Figure 6 presents the experimental validation of the machine learning models, demonstrating a strong correlation between the measured data and the predictions obtained from both the numerical model and the XGBoost algorithm across all evaluated distances. In contrast, the ANN model exhibits a tendency to overestimate vibration levels in proximity to the excitation source.

The ANN’s overestimation for distances below or equal to 5 m stems from its single-model approach, which struggles with the limited data points collected at short distances compared to the broader spatial domain. This imbalance skews its predictions, particularly in the nonlinear zone close to the pile. In contrast, XGBoost excels by constructing sub-models for different data groups, which allows it to capture localized behavior effectively, resulting in a better fit for experimental data near the pile.

Furthermore, the accuracy metrics from the analysis may be misleading due to the sparse representation of data near the pile, diminishing its influence on overall accuracy. This explains why the metrics in Table 3 seem robust for both algorithms, despite the potential inaccuracies in the ANN’s predictions.

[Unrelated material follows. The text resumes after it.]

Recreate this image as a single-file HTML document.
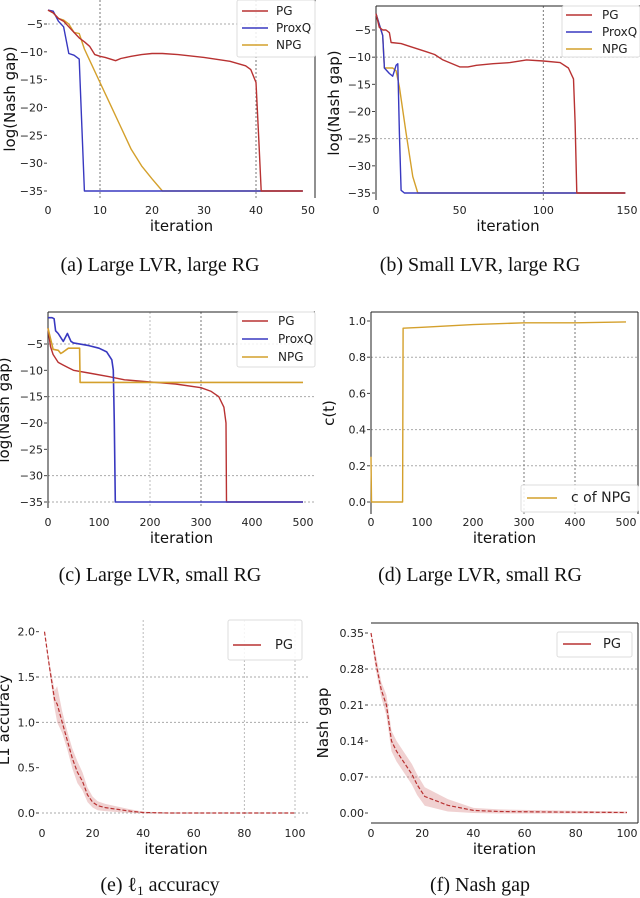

Additionally, the discussion is expanded by incorporating typical empirical prediction models, specifically those proposed by [9] and the Federal Railroad Administration [10], with results presented in Figure 6. In this particular case, a reasonable correlation was found between the experimental data and the upper limit of the FTA methodology, whereas the remaining curves tend to underestimate the PPV, especially at larger distances. However, the key issue is the significant variability in the vibration levels predicted by different empirical models. Without additional information, selecting a reliable expected value becomes challenging, potentially forcing decision-makers to consider a wide range of values, which, in some cases, can be highly penalizing for the chosen construction method.

4. Conclusions

Vibrations on the ground surface induced by the pile driving process using an impact hammer are a significant phenomenon requiring careful control. This paper presents a user-friendly prediction tool for expedited ground vibration assessment, based on machine learning algorithms, specifically XGBoost and Artificial Neural Networks (ANNs).

The experimental validation demonstrates the success of the presented tool in rapidly and accurately predicting ground-borne vibrations. Although the ANN model performs well overall, it shows some limitations in predicting vibration levels near the pile. Conversely, the XGBoost exhibits superior performance due to its tree-based structure, effectively handling complex interactions and nonlinear relationships.

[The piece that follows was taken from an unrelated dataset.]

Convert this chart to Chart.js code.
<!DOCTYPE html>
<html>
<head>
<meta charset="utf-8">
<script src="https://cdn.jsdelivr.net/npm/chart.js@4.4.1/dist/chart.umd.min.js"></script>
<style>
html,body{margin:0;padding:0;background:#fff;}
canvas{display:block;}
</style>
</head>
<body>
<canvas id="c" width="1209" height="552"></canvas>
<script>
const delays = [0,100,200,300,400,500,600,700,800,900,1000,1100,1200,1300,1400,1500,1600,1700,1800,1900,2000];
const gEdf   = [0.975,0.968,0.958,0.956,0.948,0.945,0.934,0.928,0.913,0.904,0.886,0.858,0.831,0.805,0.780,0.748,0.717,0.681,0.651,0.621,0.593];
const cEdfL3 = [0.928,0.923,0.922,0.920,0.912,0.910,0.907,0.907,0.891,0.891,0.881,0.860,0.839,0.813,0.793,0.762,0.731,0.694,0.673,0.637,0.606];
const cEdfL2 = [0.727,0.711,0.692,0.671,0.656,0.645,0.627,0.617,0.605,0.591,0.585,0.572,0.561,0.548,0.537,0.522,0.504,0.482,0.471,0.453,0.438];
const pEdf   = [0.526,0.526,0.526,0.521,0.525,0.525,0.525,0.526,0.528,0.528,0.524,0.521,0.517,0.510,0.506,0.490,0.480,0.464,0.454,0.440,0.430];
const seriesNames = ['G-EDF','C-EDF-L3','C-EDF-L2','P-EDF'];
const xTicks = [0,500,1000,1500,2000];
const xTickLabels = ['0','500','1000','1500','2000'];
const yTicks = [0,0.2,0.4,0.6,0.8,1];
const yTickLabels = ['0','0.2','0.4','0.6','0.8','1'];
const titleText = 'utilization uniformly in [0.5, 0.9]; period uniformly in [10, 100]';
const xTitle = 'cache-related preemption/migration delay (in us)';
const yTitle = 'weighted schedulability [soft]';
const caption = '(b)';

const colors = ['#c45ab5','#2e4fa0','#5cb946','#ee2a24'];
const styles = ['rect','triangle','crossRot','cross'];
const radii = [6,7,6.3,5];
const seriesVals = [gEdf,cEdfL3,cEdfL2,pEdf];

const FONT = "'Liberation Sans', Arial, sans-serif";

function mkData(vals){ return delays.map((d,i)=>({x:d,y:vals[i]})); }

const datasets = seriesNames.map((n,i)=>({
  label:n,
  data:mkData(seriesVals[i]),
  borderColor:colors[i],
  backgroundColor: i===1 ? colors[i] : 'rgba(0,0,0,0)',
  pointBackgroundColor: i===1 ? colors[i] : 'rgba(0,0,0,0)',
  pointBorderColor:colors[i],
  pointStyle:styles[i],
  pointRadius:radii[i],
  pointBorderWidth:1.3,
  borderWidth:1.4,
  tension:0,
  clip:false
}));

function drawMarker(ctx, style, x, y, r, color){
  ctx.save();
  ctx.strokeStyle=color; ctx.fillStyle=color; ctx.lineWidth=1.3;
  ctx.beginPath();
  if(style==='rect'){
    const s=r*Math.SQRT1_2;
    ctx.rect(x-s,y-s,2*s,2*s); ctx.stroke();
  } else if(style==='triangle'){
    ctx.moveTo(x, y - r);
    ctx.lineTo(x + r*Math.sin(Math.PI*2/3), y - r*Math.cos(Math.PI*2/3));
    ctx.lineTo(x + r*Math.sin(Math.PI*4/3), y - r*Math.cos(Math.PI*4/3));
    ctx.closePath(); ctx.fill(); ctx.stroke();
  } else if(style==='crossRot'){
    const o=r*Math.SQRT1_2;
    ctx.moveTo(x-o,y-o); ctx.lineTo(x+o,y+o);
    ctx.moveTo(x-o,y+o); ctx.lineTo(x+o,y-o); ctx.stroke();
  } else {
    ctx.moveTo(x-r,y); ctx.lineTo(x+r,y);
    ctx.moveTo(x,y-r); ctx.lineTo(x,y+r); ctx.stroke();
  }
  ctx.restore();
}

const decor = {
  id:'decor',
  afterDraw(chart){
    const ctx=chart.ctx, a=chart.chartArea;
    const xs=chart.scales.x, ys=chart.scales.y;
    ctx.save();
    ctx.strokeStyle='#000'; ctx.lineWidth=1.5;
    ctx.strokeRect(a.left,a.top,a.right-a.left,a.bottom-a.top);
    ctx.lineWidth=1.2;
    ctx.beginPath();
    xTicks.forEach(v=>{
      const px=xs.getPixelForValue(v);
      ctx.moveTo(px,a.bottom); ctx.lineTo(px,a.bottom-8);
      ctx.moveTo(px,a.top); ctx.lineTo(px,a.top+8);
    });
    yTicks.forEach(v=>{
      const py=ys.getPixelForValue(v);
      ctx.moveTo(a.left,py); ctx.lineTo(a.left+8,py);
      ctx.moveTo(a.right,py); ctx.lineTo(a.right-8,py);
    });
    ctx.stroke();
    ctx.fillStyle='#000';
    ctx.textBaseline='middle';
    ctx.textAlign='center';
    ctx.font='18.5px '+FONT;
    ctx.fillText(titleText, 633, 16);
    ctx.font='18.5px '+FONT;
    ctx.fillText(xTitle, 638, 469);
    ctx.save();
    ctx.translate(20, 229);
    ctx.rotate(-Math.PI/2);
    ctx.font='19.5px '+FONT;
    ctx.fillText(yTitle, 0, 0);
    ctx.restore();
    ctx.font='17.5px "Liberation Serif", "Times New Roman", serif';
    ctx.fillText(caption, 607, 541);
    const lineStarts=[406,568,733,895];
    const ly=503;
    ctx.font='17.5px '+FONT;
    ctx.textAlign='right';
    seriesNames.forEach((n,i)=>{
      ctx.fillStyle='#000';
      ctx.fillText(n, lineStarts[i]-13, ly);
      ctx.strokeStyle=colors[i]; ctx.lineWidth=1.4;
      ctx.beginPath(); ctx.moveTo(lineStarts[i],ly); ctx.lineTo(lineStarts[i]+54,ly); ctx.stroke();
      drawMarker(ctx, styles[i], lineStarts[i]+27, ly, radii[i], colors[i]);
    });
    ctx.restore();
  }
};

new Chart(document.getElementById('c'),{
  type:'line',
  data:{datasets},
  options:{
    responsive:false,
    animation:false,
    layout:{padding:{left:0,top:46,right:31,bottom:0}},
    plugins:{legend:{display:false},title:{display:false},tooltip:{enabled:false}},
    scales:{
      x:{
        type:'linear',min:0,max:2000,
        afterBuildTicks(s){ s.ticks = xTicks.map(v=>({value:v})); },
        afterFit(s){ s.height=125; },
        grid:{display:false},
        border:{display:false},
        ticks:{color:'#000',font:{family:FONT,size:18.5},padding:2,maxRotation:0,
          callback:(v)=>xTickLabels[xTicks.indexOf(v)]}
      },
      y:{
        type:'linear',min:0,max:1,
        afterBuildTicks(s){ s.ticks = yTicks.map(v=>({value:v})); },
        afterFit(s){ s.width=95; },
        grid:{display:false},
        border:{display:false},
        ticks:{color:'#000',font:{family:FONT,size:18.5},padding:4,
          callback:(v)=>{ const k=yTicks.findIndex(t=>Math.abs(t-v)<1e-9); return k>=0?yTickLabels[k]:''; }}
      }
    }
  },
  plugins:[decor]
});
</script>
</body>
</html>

The developed tool offers a practical solution for engineers and practitioners by enabling quick estimations of ground vibration levels during the early phases of project planning and design. Its ability to simulate a wide variety of pile–soil–hammer configurations, evaluate mitigation measures such as open trenches, and provide output in both PPV and frequency domains significantly enhances the decision-making process. Moreover, the built-in widely accepted vibration standards facilitate risk assessment and support the selection of construction techniques that minimize effects on surrounding structures and sensitive zones.

Finally, the standalone program is available for download to be used by other researchers and technicians for quick and accurate ground vibration predictions.